[Stored dataset items]
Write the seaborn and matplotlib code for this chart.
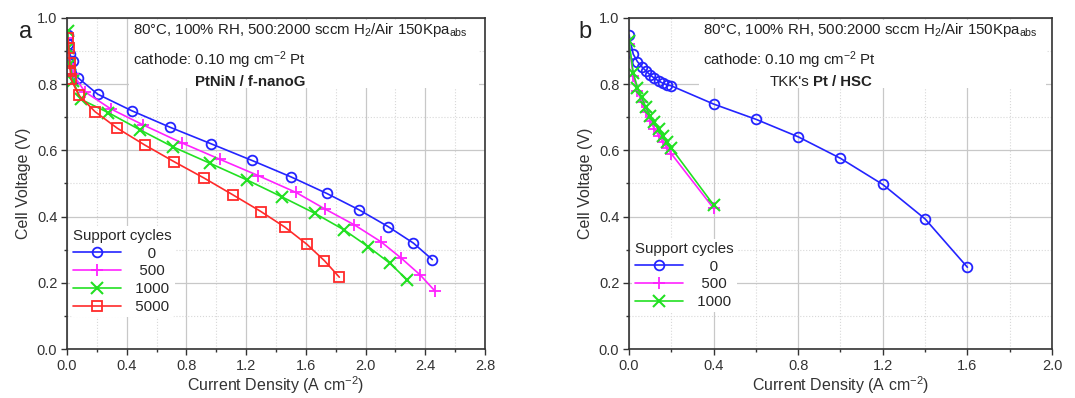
import numpy as np
import matplotlib
matplotlib.use("Agg")
import matplotlib.pyplot as plt
import seaborn as sns
from matplotlib.patches import Rectangle
from matplotlib.ticker import MultipleLocator

# panel a: PtNiN / f-nanoG
a_j0 = [0.005, 0.01, 0.02, 0.04, 0.072, 0.205, 0.433, 0.69, 0.965, 1.237, 1.50, 1.74, 1.958, 2.15, 2.32, 2.447]
a_v0 = [0.95, 0.92, 0.89, 0.87, 0.82, 0.77, 0.72, 0.67, 0.62, 0.57, 0.52, 0.47, 0.42, 0.37, 0.32, 0.27]
a_j500 = [0.005, 0.01, 0.02, 0.04, 0.12, 0.295, 0.51, 0.768, 1.025, 1.28, 1.534, 1.728, 1.925, 2.103, 2.24, 2.365, 2.465]
a_v500 = [0.94, 0.90, 0.86, 0.83, 0.777, 0.725, 0.677, 0.623, 0.573, 0.524, 0.473, 0.423, 0.375, 0.324, 0.274, 0.224, 0.175]
a_j1000 = [0.005, 0.01, 0.02, 0.04, 0.094, 0.277, 0.49, 0.708, 0.958, 1.204, 1.438, 1.66, 1.855, 2.018, 2.163, 2.28]
a_v1000 = [0.96, 0.91, 0.86, 0.81, 0.754, 0.714, 0.662, 0.611, 0.561, 0.511, 0.46, 0.41, 0.36, 0.309, 0.259, 0.208]
a_j5000 = [0.008, 0.012, 0.018, 0.022, 0.027, 0.08, 0.188, 0.337, 0.522, 0.717, 0.92, 1.114, 1.30, 1.46, 1.605, 1.724, 1.824]
a_v5000 = [0.94, 0.91, 0.863, 0.84, 0.815, 0.766, 0.717, 0.667, 0.616, 0.566, 0.516, 0.465, 0.415, 0.368, 0.317, 0.267, 0.217]

# panel b: TKK's Pt / HSC
b_j0 = [0.0, 0.02, 0.04, 0.06, 0.08, 0.10, 0.12, 0.14, 0.16, 0.18, 0.20, 0.4, 0.6, 0.8, 1.0, 1.2, 1.4, 1.6]
b_v0 = [0.949, 0.891, 0.868, 0.853, 0.84, 0.828, 0.818, 0.81, 0.803, 0.798, 0.795, 0.74, 0.694, 0.641, 0.576, 0.497, 0.393, 0.247]
b_j = [0.0, 0.02, 0.04, 0.06, 0.08, 0.10, 0.12, 0.14, 0.16, 0.18, 0.20, 0.40]
b_v500 = [0.92, 0.825, 0.78, 0.745, 0.715, 0.69, 0.665, 0.645, 0.625, 0.607, 0.59, 0.425]
b_v1000 = [0.93, 0.835, 0.79, 0.76, 0.73, 0.705, 0.685, 0.665, 0.645, 0.625, 0.607, 0.435]

sns.set_style("white")
plt.rcParams['font.family'] = ['Liberation Sans', 'DejaVu Sans']
plt.rcParams['mathtext.fontset'] = 'custom'
plt.rcParams['mathtext.rm'] = 'Liberation Sans'
plt.rcParams['mathtext.it'] = 'Liberation Sans'

styles = {
    '0': dict(color='#2424ff', marker='o', markerfacecolor='none', markersize=7, markeredgewidth=1.3),
    '500': dict(color='#ff22ff', marker='+', markersize=9, markeredgewidth=1.3),
    '1000': dict(color='#22e022', marker='x', markersize=8, markeredgewidth=1.5),
    '5000': dict(color='#ff2a2a', marker='s', markerfacecolor='none', markersize=6.5, markeredgewidth=1.3),
}
labels = {'0': '     0', '500': '   500', '1000': '  1000', '5000': '  5000'}

fig = plt.figure(figsize=(10.75, 3.98), dpi=100)
ax_a = fig.add_axes([0.0623, 0.1231, 0.3889, 0.8317])
ax_b = fig.add_axes([0.5851, 0.1231, 0.3935, 0.8317])


def draw(ax, series, xmax, box_x0):
    for key, (x, y) in series.items():
        st = styles[key]
        sns.lineplot(x=x, y=y, ax=ax, estimator=None, sort=False, linewidth=1.2,
                     label=labels[key], markeredgecolor=st['color'], **st)
    ax.set_xlim(0, xmax)
    ax.set_ylim(0, 1.0)
    ax.xaxis.set_major_locator(MultipleLocator(0.4))
    ax.xaxis.set_minor_locator(MultipleLocator(0.2))
    ax.yaxis.set_major_locator(MultipleLocator(0.2))
    ax.yaxis.set_minor_locator(MultipleLocator(0.1))
    ax.xaxis.set_major_formatter('{x:.1f}')
    ax.yaxis.set_major_formatter('{x:.1f}')
    ax.set_axisbelow(True)
    ax.grid(which='major', color='#c8c8c8', linewidth=0.9)
    ax.grid(which='minor', color='#d8d8d8', linewidth=0.8, linestyle=':')
    ax.tick_params(which='both', direction='out', left=True, bottom=True, labelsize=10.5, colors='#333333')
    ax.tick_params(which='major', length=4, width=1, pad=3)
    ax.tick_params(which='minor', length=2.5, width=1)
    for s in ax.spines.values():
        s.set_color('#333333')
        s.set_linewidth(1.2)
    ax.set_xlabel('Current Density (A cm$^{-2}$)', fontsize=11.5, color='#333333', labelpad=1)
    ax.set_ylabel('Cell Voltage (V)', fontsize=11.5, color='#333333')
    ax.add_patch(Rectangle((box_x0, 0.79), 0.985 - box_x0, 0.205, transform=ax.transAxes,
                           facecolor='white', edgecolor='none', zorder=1.5))
    ax.text(box_x0 + 0.01, 0.965, '80\u00b0C, 100% RH, 500:2000 sccm H$_2$/Air 150Kpa$_{abs}$',
            transform=ax.transAxes, fontsize=10.8, va='center', color='#222222')
    ax.text(box_x0 + 0.01, 0.873, 'cathode: 0.10 mg cm$^{-2}$ Pt',
            transform=ax.transAxes, fontsize=10.8, va='center', color='#222222')


draw(ax_a, {'0': (a_j0, a_v0), '500': (a_j500, a_v500),
            '1000': (a_j1000, a_v1000), '5000': (a_j5000, a_v5000)}, 2.8, 0.148)
draw(ax_b, {'0': (b_j0, b_v0), '500': (b_j, b_v500), '1000': (b_j, b_v1000)}, 2.0, 0.165)

ax_a.text(0.438, 0.807, 'PtNiN / f-nanoG', transform=ax_a.transAxes, fontsize=10.8,
          fontweight='bold', ha='center', va='center', color='#222222')
ax_b.text(0.333, 0.807, "TKK's", transform=ax_b.transAxes, fontsize=10.8,
          va='center', color='#222222')
ax_b.text(0.435, 0.807, 'Pt / HSC', transform=ax_b.transAxes, fontsize=10.8,
          fontweight='bold', va='center', color='#222222')

for ax, pos in [(ax_a, 0.395), (ax_b, 0.355)]:
    leg = ax.legend(title='Support cycles', loc='upper left', bbox_to_anchor=(-0.01, pos),
                    frameon=True, facecolor='white', edgecolor='none', framealpha=1,
                    fontsize=10.8, title_fontsize=10.8, handlelength=3.2,
                    borderpad=0.2, labelspacing=0.25, handletextpad=0.4)
    leg._legend_box.align = 'left'

fig.text(0.018, 0.905, 'a', fontsize=17, color='#222222')
fig.text(0.538, 0.905, 'b', fontsize=17, color='#222222')

fig.savefig('out.png', dpi=100)
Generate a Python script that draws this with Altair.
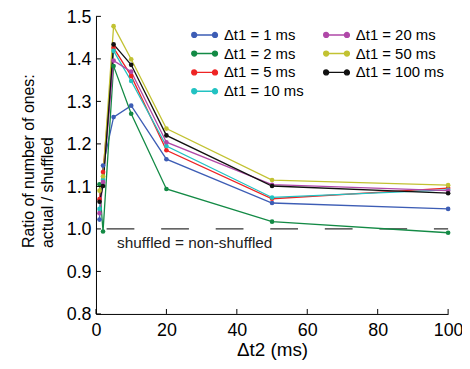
import altair as alt
import pandas as pd

dt2 = [1, 2, 5, 10, 20, 50, 100]
series_names = ["Δt1 = 1 ms", "Δt1 = 2 ms", "Δt1 = 5 ms", "Δt1 = 10 ms",
                "Δt1 = 20 ms", "Δt1 = 50 ms", "Δt1 = 100 ms"]
s1 = [1.022, 1.149, 1.263, 1.290, 1.164, 1.061, 1.047]
s2 = [1.105, 0.994, 1.383, 1.271, 1.094, 1.017, 0.991]
s5 = [1.070, 1.134, 1.426, 1.360, 1.185, 1.071, 1.096]
s10 = [1.047, 1.115, 1.419, 1.348, 1.195, 1.074, 1.092]
s20 = [1.037, 1.110, 1.396, 1.370, 1.204, 1.104, 1.090]
s50 = [1.090, 1.124, 1.477, 1.399, 1.236, 1.115, 1.103]
s100 = [1.064, 1.101, 1.434, 1.386, 1.220, 1.101, 1.084]
colors = ["#3D5DB5", "#138A45", "#EE2424", "#22C2C2", "#B048A8", "#C2C232", "#111111"]

y_ticks = [0.8, 0.9, 1.0, 1.1, 1.2, 1.3, 1.4, 1.5]
x_ticks = [0, 20, 40, 60, 80, 100]
ref_value = [1.0]
ref_label = ["shuffled = non-shuffled"]

all_series = [s1, s2, s5, s10, s20, s50, s100]
rows = []
for name, vals in zip(series_names, all_series):
    for x, v in zip(dt2, vals):
        rows.append({"dt2": x, "ratio": v, "series": name})
df = pd.DataFrame(rows)

FONT = "Liberation Sans"
W, H = 355, 300

xscale = alt.Scale(domain=[0, 100], nice=False)
yscale = alt.Scale(domain=[0.8, 1.5], nice=False, zero=False)
cscale = alt.Scale(domain=series_names, range=colors)

sym = ("M-1.9,0L1.9,0"
       "M-2.35,0A0.45,0.45,0,1,0,-1.45,0A0.45,0.45,0,1,0,-2.35,0"
       "M1.45,0A0.45,0.45,0,1,0,2.35,0A0.45,0.45,0,1,0,1.45,0")

xaxis = alt.Axis(values=x_ticks, title="Δt2 (ms)", grid=False, ticks=False,
                 labelFontSize=18, titleFontSize=19, labelPadding=8,
                 labelFlush=False, titlePadding=1, domainColor="#000",
                 labelColor="#000", titleColor="#000", titleFontWeight="normal")
yaxis = alt.Axis(values=y_ticks, format=".1f", grid=False, ticks=False,
                 title=["Ratio of number of ones:", "actual / shuffled"],
                 labelFontSize=18, titleFontSize=16, labelPadding=5,
                 labelFlush=False, labelOffset=1,
                 titleAngle=270, titleAlign="left", titleBaseline="alphabetic",
                 titleX=-63, titleY=233, titleLineHeight=19,
                 domainColor="#000", labelColor="#000", titleColor="#000",
                 titleFontWeight="normal")

base = alt.Chart(df)

ref = alt.Chart(pd.DataFrame({"v": ref_value})).mark_rule(
    color="#333", strokeWidth=1.4, strokeDash=[28, 27], strokeDashOffset=13.7
).encode(y=alt.Y("v:Q", scale=yscale, axis=yaxis))

lines = base.mark_line(strokeWidth=1.3).encode(
    x=alt.X("dt2:Q", scale=xscale, axis=xaxis),
    y=alt.Y("ratio:Q", scale=yscale),
    color=alt.Color("series:N", scale=cscale,
                    legend=alt.Legend(title=None, orient="none", legendX=96,
                                      legendY=11, columns=2, symbolType=sym,
                                      symbolSize=121, symbolStrokeWidth=1.4,
                                      labelFontSize=15, labelFont=FONT,
                                      labelColor="#000", labelOffset=12,
                                      rowPadding=3, columnPadding=16,
                                      symbolOffset=6)),
    detail="series:N",
)
points = base.mark_point(filled=True, size=22, opacity=1).encode(
    x=alt.X("dt2:Q", scale=xscale),
    y=alt.Y("ratio:Q", scale=yscale),
    color=alt.Color("series:N", scale=cscale),
)

ytick_df = pd.DataFrame({"v": y_ticks})
xtick_df = pd.DataFrame({"v": x_ticks})
yt = alt.Chart(ytick_df).mark_rule(color="#000", strokeWidth=1).encode(
    y=alt.Y("v:Q", scale=yscale), x=alt.value(0), x2=alt.value(5))
xt = alt.Chart(xtick_df).mark_rule(color="#000", strokeWidth=1).encode(
    x=alt.X("v:Q", scale=xscale), y=alt.value(H), y2=alt.value(H - 5))

label = alt.Chart(pd.DataFrame({"x": [6.0], "y": [0.954], "t": ref_label})).mark_text(
    align="left", baseline="alphabetic", fontSize=15.5, font=FONT, color="#222"
).encode(x=alt.X("x:Q", scale=xscale), y=alt.Y("y:Q", scale=yscale), text="t:N")

chart = alt.layer(ref, lines, points, yt, xt, label).properties(
    width=W, height=H,
    autosize=alt.AutoSizeParams(type="none"),
    padding={"left": 88.7, "top": 7, "right": 14, "bottom": 46},
).configure(font=FONT).configure_view(strokeWidth=0).configure_axis(
    labelFont=FONT, titleFont=FONT, domainWidth=1)

chart.save("out.html", embed_options={"renderer": "svg", "actions": False})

TASK DESCRIPTION: Using the data above, copy exactly the lines from the one containing "Generate a Python" to the one containing "import pandas as pd", inclusive. Exclude the pictures.

REPLY TO THE TASK:
Generate a Python script that draws this with Altair.
import altair as alt
import pandas as pd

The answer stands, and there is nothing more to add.